Solution to Abstract Algebra by Dummit & Foote 3rd edition Chapter 5.1 Exercise 5.1.9

Solution: We know that if $F$ is a finite field then $\mathsf{Aut}(F^n) \cong GL_n(F)$. This isomorphism $\zeta$ can be defined as follows: given $\theta \in \mathsf{Aut}(F^n)$, $\zeta(\theta)$ is the matrix in $GL_n(F)$ whose $i$-th row is precisely $\theta(e_i)$. (In particular, $\zeta$ is not canonical since it depends on the choice and order of a basis; here we choose the standard basis.) In Exercises 5.1.7 and 5.1.8, we found an injective group homomorphism $\psi : S_n \rightarrow \mathsf{Aut}(F^n)$. Combining these results we have an injective group homomorphism $\Psi : S_n \rightarrow GL_n(F)$, computed as follows: $$\Psi(\pi) = [e_{\pi(1)}\ \cdots\ e_{\pi(n)}]^T.$$ We can see that each $\Psi(\pi)$ is obtained from the identity matrix by permuting the rows, so that each has a single 1 in each row and column and 0 in all other entries. Thus $S_n$ is identified with a subgroup of $GL_n(F)$ consisting of permutation matrices; moreover, by counting we see that all permutation matrices are represented this way.
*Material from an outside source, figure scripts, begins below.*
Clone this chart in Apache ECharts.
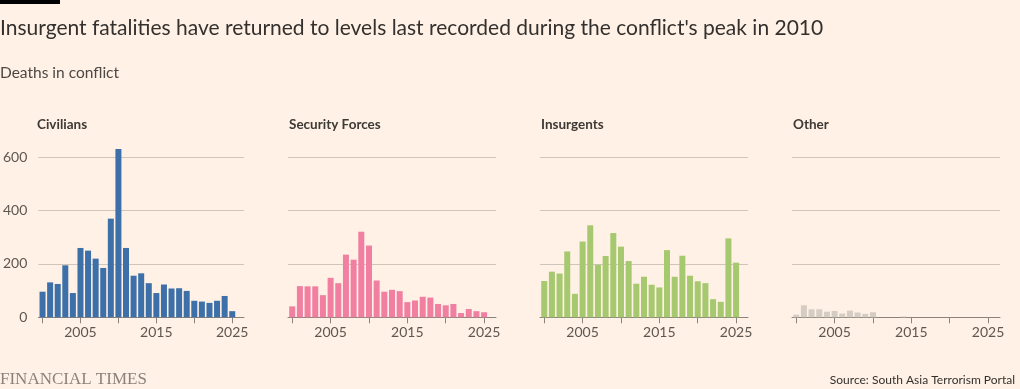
<!DOCTYPE html>
<html><head><meta charset="utf-8">
<script src="https://cdn.jsdelivr.net/npm/echarts@6/dist/echarts.min.js"></script>
<style>html,body{margin:0;padding:0;background:#fff1e5;}#c{width:1020px;height:389px;}</style>
</head><body><div id="c"></div>
<script>
const years = [2000,2001,2002,2003,2004,2005,2006,2007,2008,2009,2010,2011,2012,2013,2014,2015,2016,2017,2018,2019,2020,2021,2022,2023,2024,2025];
const civilians = [96,131,125,195,91,260,250,220,185,370,631,260,156,165,128,91,123,108,109,99,62,59,54,62,80,23];
const securityForces = [41,117,116,116,83,148,128,235,216,321,269,138,96,103,98,57,63,77,74,50,45,50,16,31,23,19];
const insurgents = [136,171,164,247,88,284,345,197,230,316,265,211,126,152,122,112,252,152,231,156,135,128,68,58,296,205];
const other = [10,45,30,30,21,24,14,25,18,13,19,0,0,0,3,0,0,0,0,0,0,0,0,0,0,0];
const panelTitles = ['Civilians','Security Forces','Insurgents','Other'];
const panelSeries = [civilians, securityForces, insurgents, other];
const panelColors = ['#3d6fa8','#f07fa1','#a6c86e','#d5ccc4'];
const yTicks = [0,200,400,600];
const xTickYears = [2000,2005,2010,2015,2020,2025];
const xLabelYears = [2005,2015,2025];

const FONT = 'Lato';
const chart = echarts.init(document.getElementById('c'), null, {renderer:'canvas'});
const grids = [], xAxes = [], yAxes = [], series = [], graphics = [];
const L0 = 36, STEP = 252, W = 208, TOP = 157.3, H = 160;
panelSeries.forEach((vals, i) => {
  grids.push({left: L0 + STEP*i, top: TOP, width: W, height: H, containLabel:false});
  xAxes.push({
    type:'value', gridIndex:i, min:1999.45, max:2026.55,
    axisLine:{show:true, onZero:false, lineStyle:{color:'#8c837b', width:1}},
    axisTick:{show:true, length:6, customValues:xTickYears, lineStyle:{color:'#8c837b'}},
    axisLabel:{show:true, customValues:xLabelYears, color:'#5e5751', fontFamily:FONT, fontSize:14, margin:8, formatter: v => String(v)},
    splitLine:{show:false}
  });
  yAxes.push({
    type:'value', gridIndex:i, min:0, max:600, interval:200,
    axisLine:{show:false}, axisTick:{show:false},
    axisLabel:{show:i===0, color:'#5e5751', fontFamily:FONT, fontSize:14, margin:11},
    splitLine:{show:true, lineStyle:{color:'#cfc5bb', width:1}}
  });
  series.push({
    type:'bar', xAxisIndex:i, yAxisIndex:i, clip:false, barWidth:6,
    itemStyle:{color:panelColors[i]},
    data: years.map((y, k) => [y, vals[k]]),
    silent:true, animation:false
  });
  graphics.push({type:'text', left: L0 + STEP*i + 1, top: 118,
    style:{text: panelTitles[i], fill:'#3d3935', font:'bold 13.5px ' + FONT}});
});
graphics.push({type:'rect', left:0, top:0, shape:{width:60, height:4}, style:{fill:'#000'}});
graphics.push({type:'text', left:0, top:18,
  style:{text:"Insurgent fatalities have returned to levels last recorded during the conflict's peak in 2010", fill:'#33302e', font:'21px ' + FONT}});
graphics.push({type:'text', left:0, top:65,
  style:{text:'Deaths in conflict', fill:'#4d4845', font:'15.5px ' + FONT}});
graphics.push({type:'text', left:0, top:371,
  style:{text:'FINANCIAL TIMES', fill:'#8a837d', font:'17px "Liberation Serif"'}});
graphics.push({type:'text', right:5, top:374,
  style:{text:'Source: South Asia Terrorism Portal', fill:'#33302e', font:'12px ' + FONT}});

chart.setOption({
  backgroundColor:'#fff1e5',
  animation:false,
  grid: grids, xAxis: xAxes, yAxis: yAxes, series: series,
  graphic: graphics
});
</script></body></html>
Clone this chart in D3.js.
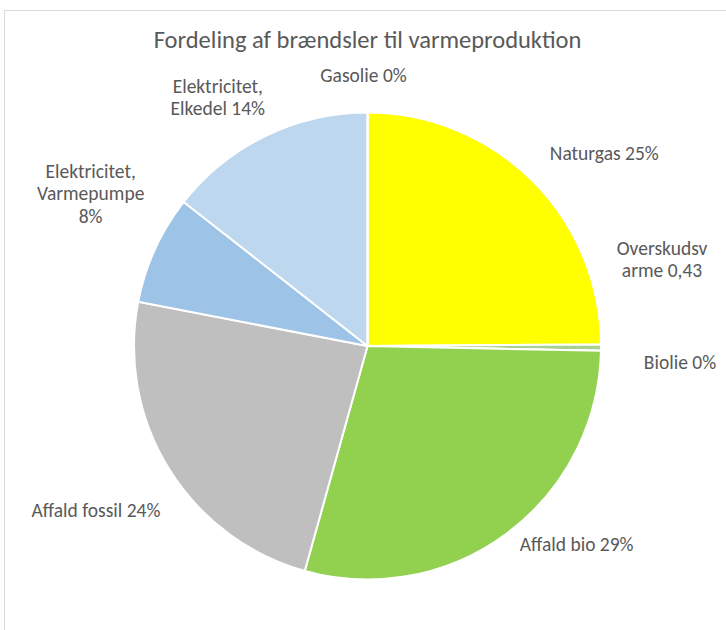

Thus we have proven the result for a finite field $F$; we began with this case because it was shown previously that $\mathsf{Aut}(F^n) \cong GL_n(F)$. If this is true for arbitrary fields then the same proof carries over to arbitrary fields $F$; however this will not be proven until later in the text. In the meantime we can convince ourselves that the result holds over arbitrary fields $F$ by noting that, in computing the product of two permutation matrices, we never deal with numbers other than 1 or 0. In particular, the question of whether or not $k = 0$ in $F$ for some integer $k$ never arises, so that all computations hold for arbitrary fields (in which $1 \neq 0$) and in fact the set of permutation matrices over any $F$ is closed under matrix multiplication.